The Harm of Taliban’s Anti-Education Discourse and Tradition

A nation should not be let down by hardships and difficulties. As the country is to transition to democracy and embrace modern values of citizenry and human rights, education comes to play an important role. An educated person can be a better citizen and share the burdens of the society. After the fall of the Taliban, Afghanistan has taken some tremendous strides in the field of education.

But it still encounters huge challenges that deprive Afghan children of education. Education can instill life and spirit into the society. That is why it is mandatory upon both male and female Muslims in true Islamic teachings.

The eternal and everlasting miracle of Islam is the Holy Quran that is supposed to guide Muslims how to live.

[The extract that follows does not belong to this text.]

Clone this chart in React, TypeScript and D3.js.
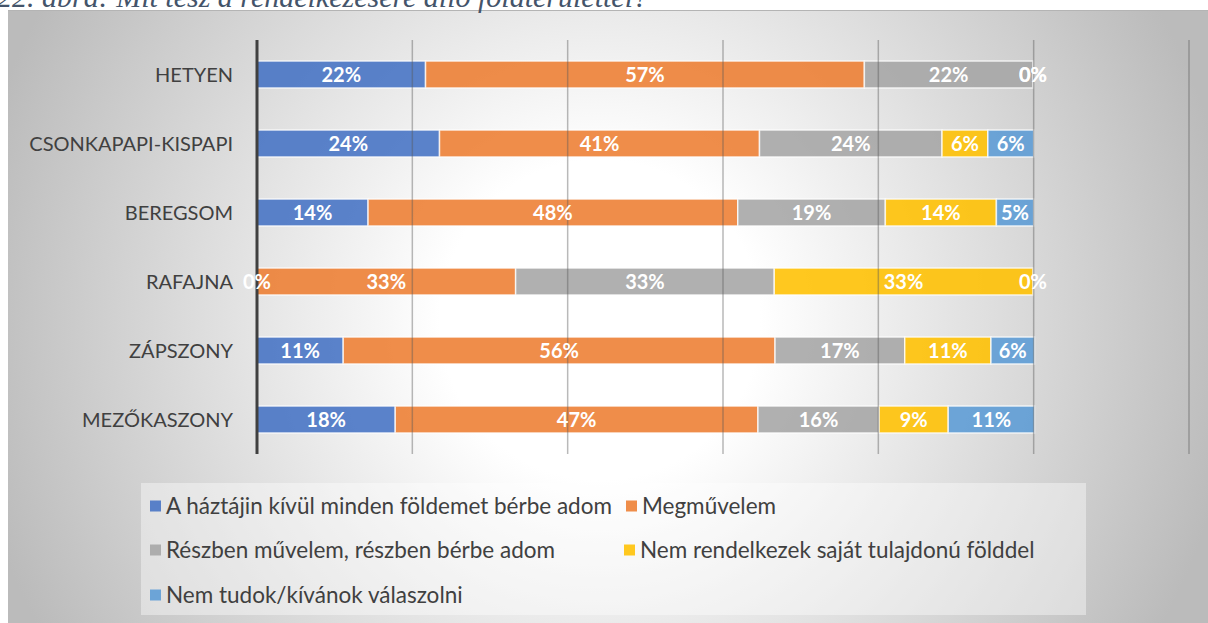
import { useRef, useEffect } from 'react';
import * as d3 from 'd3';

const W = 1208;
const H = 623;

const categories = ['HETYEN', 'CSONKAPAPI-KISPAPI', 'BEREGSOM', 'RAFAJNA', 'ZÁPSZONY', 'MEZŐKASZONY'];
const seriesNames = [
  'A háztájin kívül minden földemet bérbe adom',
  'Megművelem',
  'Részben művelem, részben bérbe adom',
  'Nem rendelkezek saját tulajdonú földdel',
  'Nem tudok/kívánok válaszolni',
];
const berbeAdom = [21.7, 23.5, 14.3, 0, 11.1, 17.8];
const megmuvelem = [56.5, 41.2, 47.6, 33.3, 55.6, 46.7];
const reszben = [21.7, 23.5, 19.0, 33.3, 16.7, 15.6];
const nincsFold = [0, 5.9, 14.3, 33.3, 11.1, 8.9];
const nemTudom = [0, 5.9, 4.8, 0, 5.6, 11.1];
const xTicks = [0, 20, 40, 60, 80, 100, 120];

const COLORS = ['#4472c4', '#ed7d31', '#a5a5a5', '#ffc000', '#5b9bd5'];
const FONT = 'Lato, "Open Sans", sans-serif';

export default function App() {
  const svgRef = useRef<SVGSVGElement>(null);

  useEffect(() => {
    const svg = d3.select(svgRef.current);
    svg.selectAll('*').remove();

    const values = [berbeAdom, megmuvelem, reszben, nincsFold, nemTudom];
    const rows = categories.map((c, i) => {
      const r: any = { cat: c };
      seriesNames.forEach((s, k) => { r[s] = values[k][i]; });
      return r;
    });
    const stacked = d3.stack<any>().keys(seriesNames)(rows);

    const x = d3.scaleLinear().domain([0, 120]).range([257, 1189]);
    const y = d3.scaleBand<string>()
      .domain(categories)
      .range([40, 454])
      .paddingInner(0.61)
      .paddingOuter(0.305);

    // background
    const defs = svg.append('defs');
    const grad = defs.append('radialGradient')
      .attr('id', 'bg-grad')
      .attr('gradientUnits', 'userSpaceOnUse')
      .attr('cx', 600).attr('cy', 320).attr('r', 640);
    grad.append('stop').attr('offset', '0%').attr('stop-color', '#ffffff');
    grad.append('stop').attr('offset', '25%').attr('stop-color', '#ffffff');
    grad.append('stop').attr('offset', '100%').attr('stop-color', '#bbbbbb');

    svg.append('rect')
      .attr('x', 8).attr('y', 10)
      .attr('width', W - 8).attr('height', H - 10)
      .attr('fill', 'url(#bg-grad)');
    svg.append('line')
      .attr('x1', 8).attr('x2', W).attr('y1', 10.5).attr('y2', 10.5)
      .attr('stroke', '#b4b4b4').attr('stroke-width', 1);

    // title (cut off at the top, as in the source page)
    svg.append('text')
      .attr('x', -3).attr('y', 7)
      .attr('fill', '#44546a')
      .attr('font-family', '"Liberation Serif", "DejaVu Serif", serif')
      .attr('font-style', 'italic')
      .attr('font-size', '30px')
      .text('22. ábra: Mit tesz a rendelkezésére álló földterülettel?');

    const [y0, y1] = y.range();

    // bars
    const layers = svg.append('g')
      .selectAll('g')
      .data(stacked)
      .join('g')
      .attr('fill', (_, i) => COLORS[i]);

    layers.selectAll('rect')
      .data(d => d)
      .join('rect')
      .attr('x', d => x(d[0]))
      .attr('y', d => y(d.data.cat)!)
      .attr('width', d => Math.max(0, x(d[1]) - x(d[0])))
      .attr('height', y.bandwidth())
      .attr('fill-opacity', 0.88)
      .attr('stroke', 'rgba(255,255,255,0.75)')
      .attr('stroke-width', 1.5);

    // gridlines drawn over the bars (they show through in the original)
    svg.append('g')
      .selectAll('line')
      .data(xTicks.slice(1))
      .join('line')
      .attr('x1', d => x(d)).attr('x2', d => x(d))
      .attr('y1', y0).attr('y2', y1)
      .attr('stroke', '#595959')
      .attr('stroke-opacity', 0.42)
      .attr('stroke-width', 1.5);

    // category axis
    svg.append('line')
      .attr('x1', x(0)).attr('x2', x(0))
      .attr('y1', y0).attr('y2', y1)
      .attr('stroke', '#404040')
      .attr('stroke-width', 3);

    svg.append('g')
      .selectAll('text')
      .data(categories)
      .join('text')
      .attr('x', 233)
      .attr('y', d => y(d)! + y.bandwidth() / 2)
      .attr('dy', '0.36em')
      .attr('text-anchor', 'end')
      .attr('fill', '#404040')
      .attr('font-family', FONT)
      .attr('font-size', '20px')
      .text(d => d);

    // data labels, on top of everything
    svg.append('g')
      .selectAll('g')
      .data(stacked)
      .join('g')
      .selectAll('text')
      .data(d => d)
      .join('text')
      .attr('x', d => x((d[0] + d[1]) / 2))
      .attr('y', d => y(d.data.cat)! + y.bandwidth() / 2)
      .attr('dy', '0.36em')
      .attr('text-anchor', 'middle')
      .attr('fill', '#ffffff')
      .attr('font-family', FONT)
      .attr('font-weight', 700)
      .attr('font-size', '20px')
      .text(d => `${Math.round(d[1] - d[0])}%`);

    // legend
    const lg = svg.append('g');
    lg.append('rect')
      .attr('x', 141).attr('y', 483)
      .attr('width', 1086 - 141).attr('height', 615 - 483)
      .attr('fill', '#ffffff')
      .attr('fill-opacity', 0.4);

    const itemX = [150, 626, 150, 624, 150];
    const rowY = [506, 550, 595];
    seriesNames.forEach((name, i) => {
      const cx = itemX[i];
      const cy = rowY[Math.floor(i / 2)];
      lg.append('rect')
        .attr('x', cx).attr('y', cy - 5.5)
        .attr('width', 11).attr('height', 11)
        .attr('fill', COLORS[i])
        .attr('fill-opacity', 0.88);
      lg.append('text')
        .attr('x', cx + 16).attr('y', cy)
        .attr('dy', '0.36em')
        .attr('fill', '#404040')
        .attr('font-family', FONT)
        .attr('font-size', '22.5px')
        .text(name);
    });
  }, []);

  return (
    <div style={{ position: 'absolute', left: 0, top: 0, width: W, height: H, overflow: 'hidden', background: '#fff' }}>
      <svg ref={svgRef} width={W} height={H} style={{ display: 'block' }} />
    </div>
  );
}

The first verse of this Holy Book of Islam revealed to the holy Prophet concerns reading, which is possible through schooling and education.

In principle, it should provide enough incentives for Muslims in general and Afghans in particular to surpass in education, which can help them build an ideal society. Distancing from the true spirit and message of Islam, there are people in Islamic societies that oppose education or specific type of education or education for girls and women.

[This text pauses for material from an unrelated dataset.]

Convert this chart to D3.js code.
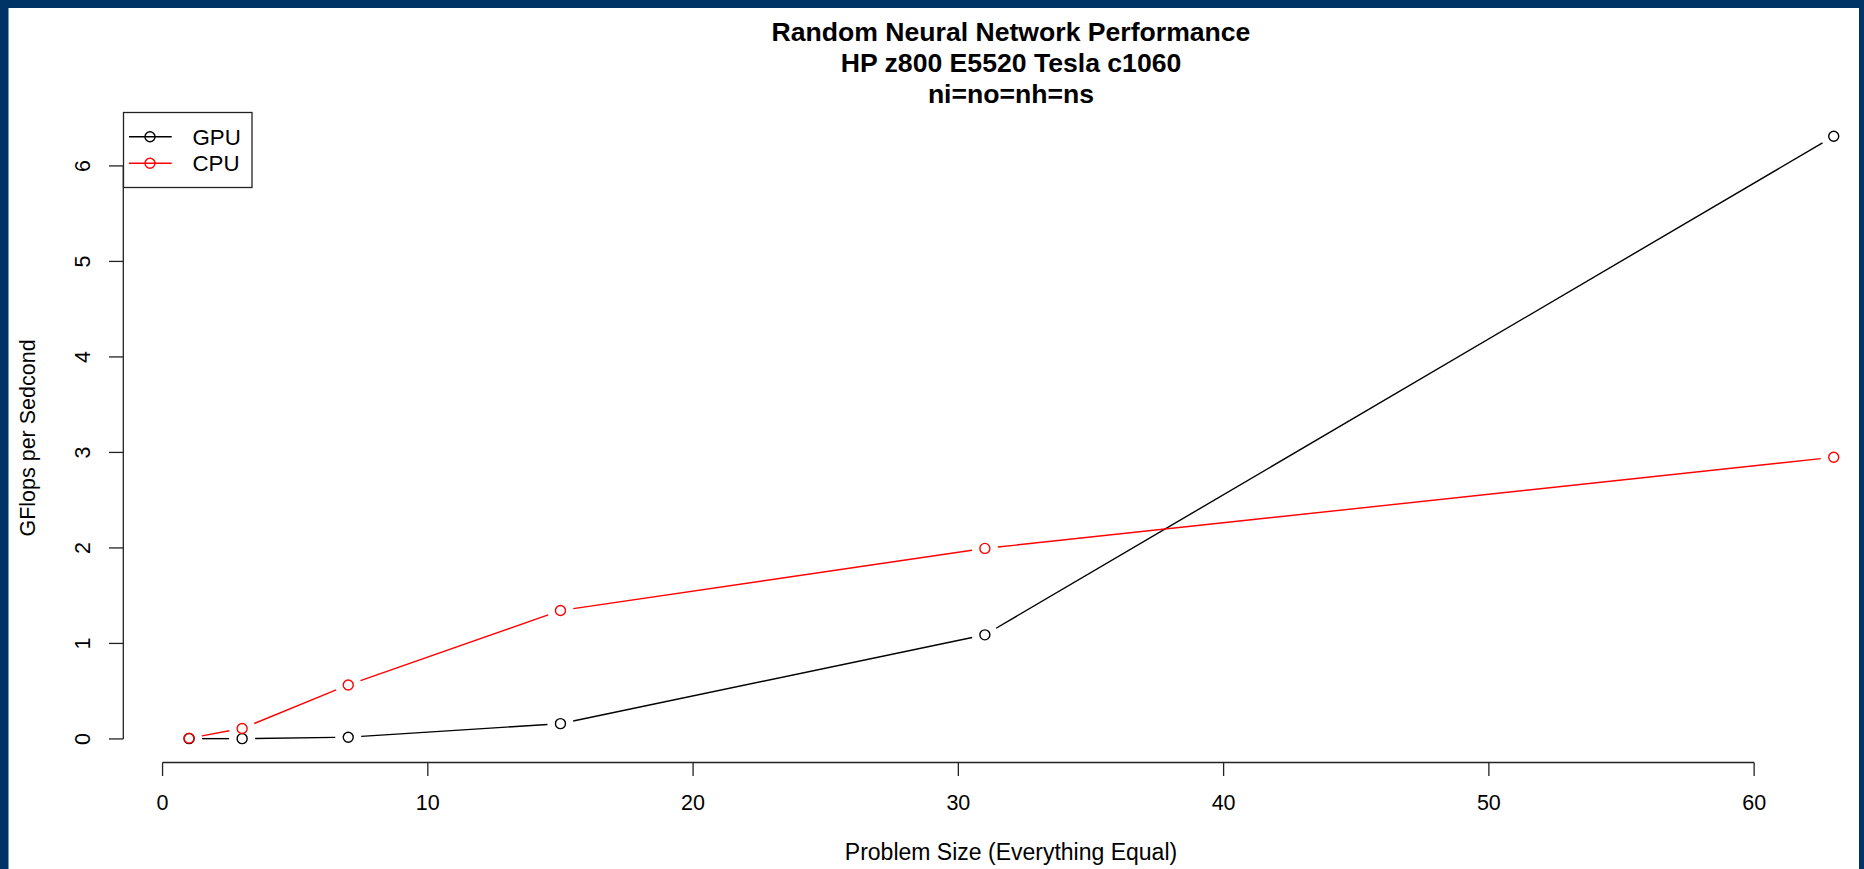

The Taliban militants lie in this category of Muslims and look askance at education and do not allow girls to go to school. They allow only the sort of education that teaches how blow oneself up to kill innocent people.

Unfortunately, in our Islamic society of Afghanistan, Muslim girls are either deprived of education or face many threats. In Islamic society of ours, girls have lost their eyes and faces in acid attacks just because they were going to school to fulfill an obligatory instruction of their conspicuous faith of Islam and to exercise a very basic human right.

Now the Ministry of Education has said that insecurity and tradition deprive Afghan children of schooling. According to the ministry, around 500 schools remain closed across the country and as a result about 4 million Afghan children do not have access to education.

The anti-education discourse of Taliban together with tradition, which also makes a key component of Taliban's line of thinking, continue to deal an irreparable harm to Afghanistan, which is leaving a generation uneducated. Afghan government must leave no stone unturned to prevent this.